WRITTEN PROBLEM: Leave out the pictures and retype only the lines from the opening line to the line that holds "import * as d3 from 'd3';", both ends included.

#### DATA EXCERPT ####

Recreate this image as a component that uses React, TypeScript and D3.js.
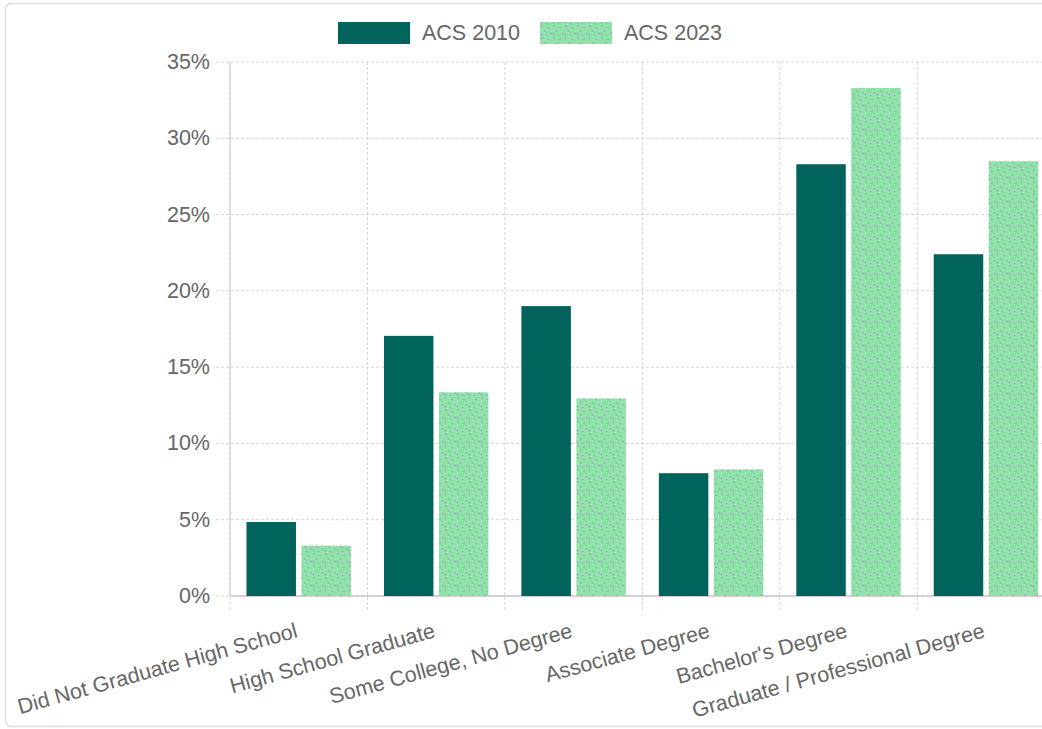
import React, { useRef, useEffect } from 'react';
import * as d3 from 'd3';

// Chart data
const categories = [
  'Did Not Graduate High School',
  'High School Graduate',
  'Some College, No Degree',
  'Associate Degree',
  "Bachelor's Degree",
  'Graduate / Professional Degree',
];
const seriesNames = ['ACS 2010', 'ACS 2023'];
const acs2010 = [4.85, 17.05, 19.0, 8.05, 28.3, 22.4];
const acs2023 = [3.3, 13.35, 12.95, 8.3, 33.3, 28.5];
const yTicks = [0, 5, 10, 15, 20, 25, 30, 35];

const FONT = '"Liberation Sans", Arial, Helvetica, sans-serif';

const App: React.FC = () => {
  const ref = useRef<SVGSVGElement>(null);

  useEffect(() => {
    document.body.style.margin = '0';
    const svg = d3.select(ref.current);
    svg.selectAll('*').remove();

    const left = 230;
    const bottom = 596;
    const top = 62;
    const step = 137.45;
    const right = left + step * categories.length;

    // dotted pattern for the 2023 bars
    const defs = svg.append('defs');
    const pat = defs.append('pattern')
      .attr('id', 'dots')
      .attr('patternUnits', 'userSpaceOnUse')
      .attr('width', 12).attr('height', 12);
    pat.append('rect').attr('width', 12).attr('height', 12).attr('fill', '#8fe3a9');
    [[2, 2], [8, 3.5], [5, 7], [11, 9], [1.5, 10.5], [6.5, 11.5]].forEach(([cx, cy]) => {
      pat.append('circle').attr('cx', cx).attr('cy', cy).attr('r', 0.85).attr('fill', '#9c9ac2');
    });

    // border
    svg.append('rect')
      .attr('x', 5.5).attr('y', 3.5).attr('width', 1100).attr('height', 723)
      .attr('rx', 6).attr('fill', 'none').attr('stroke', '#dcdcdc').attr('stroke-width', 1.5);

    const x0 = d3.scaleBand<string>().domain(categories).range([left, right]);
    const x1 = d3.scaleBand<string>().domain(seriesNames)
      .range([x0.bandwidth() * 0.1, x0.bandwidth() * 0.9])
      .paddingInner(0.1).paddingOuter(0.05);
    const y = d3.scaleLinear().domain([0, 35]).range([bottom, top]);

    const grid = svg.append('g');
    // horizontal grid + ticks
    yTicks.forEach(t => {
      grid.append('line')
        .attr('x1', left - 14).attr('x2', right)
        .attr('y1', y(t)).attr('y2', y(t))
        .attr('stroke', '#d6d2da').attr('stroke-dasharray', '3,2');
      svg.append('text')
        .attr('x', left - 20).attr('y', y(t))
        .attr('text-anchor', 'end').attr('dominant-baseline', 'central')
        .attr('font-family', FONT).attr('font-size', 21.5).attr('fill', '#666')
        .text(`${t}%`);
    });
    // vertical grid
    const bounds = categories.map(c => x0(c) as number).concat([right]);
    bounds.forEach(b => {
      grid.append('line')
        .attr('x1', b).attr('x2', b)
        .attr('y1', top).attr('y2', bottom + 15)
        .attr('stroke', '#d6d2da').attr('stroke-dasharray', '3,2');
    });

    // axis lines
    svg.append('line').attr('x1', left).attr('x2', left).attr('y1', top).attr('y2', bottom)
      .attr('stroke', '#c8c4cc');
    svg.append('line').attr('x1', left).attr('x2', right).attr('y1', bottom).attr('y2', bottom)
      .attr('stroke', '#c8c4cc').attr('stroke-width', 1.5);

    // bars
    const series = [
      { name: seriesNames[0], values: acs2010, fill: '#00645c' },
      { name: seriesNames[1], values: acs2023, fill: 'url(#dots)' },
    ];
    series.forEach(s => {
      svg.append('g').selectAll('rect')
        .data(s.values)
        .join('rect')
        .attr('x', (_, i) => (x0(categories[i]) as number) + (x1(s.name) as number))
        .attr('y', d => y(d))
        .attr('width', x1.bandwidth())
        .attr('height', d => bottom - y(d))
        .attr('fill', s.fill);
    });

    // x labels
    categories.forEach(c => {
      const cx = (x0(c) as number) + x0.bandwidth() / 2;
      svg.append('text')
        .attr('transform', `translate(${cx},637) rotate(-15.5)`)
        .attr('text-anchor', 'end')
        .attr('font-family', FONT).attr('font-size', 21.5).attr('fill', '#666')
        .text(c);
    });

    // legend
    const legendItems = [
      { name: seriesNames[0], fill: '#00645c', x: 338 },
      { name: seriesNames[1], fill: 'url(#dots)', x: 540 },
    ];
    legendItems.forEach(l => {
      svg.append('rect').attr('x', l.x).attr('y', 22).attr('width', 72).attr('height', 22)
        .attr('fill', l.fill);
      svg.append('text').attr('x', l.x + 84).attr('y', 33)
        .attr('dominant-baseline', 'central')
        .attr('font-family', FONT).attr('font-size', 21.5).attr('fill', '#666')
        .text(l.name);
    });
  }, []);

  return <svg ref={ref} width={1042} height={729} style={{ display: 'block' }} />;
};

export default App;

####

SOLUTION TO THE PROBLEM:
Recreate this image as a component that uses React, TypeScript and D3.js.
import React, { useRef, useEffect } from 'react';
import * as d3 from 'd3';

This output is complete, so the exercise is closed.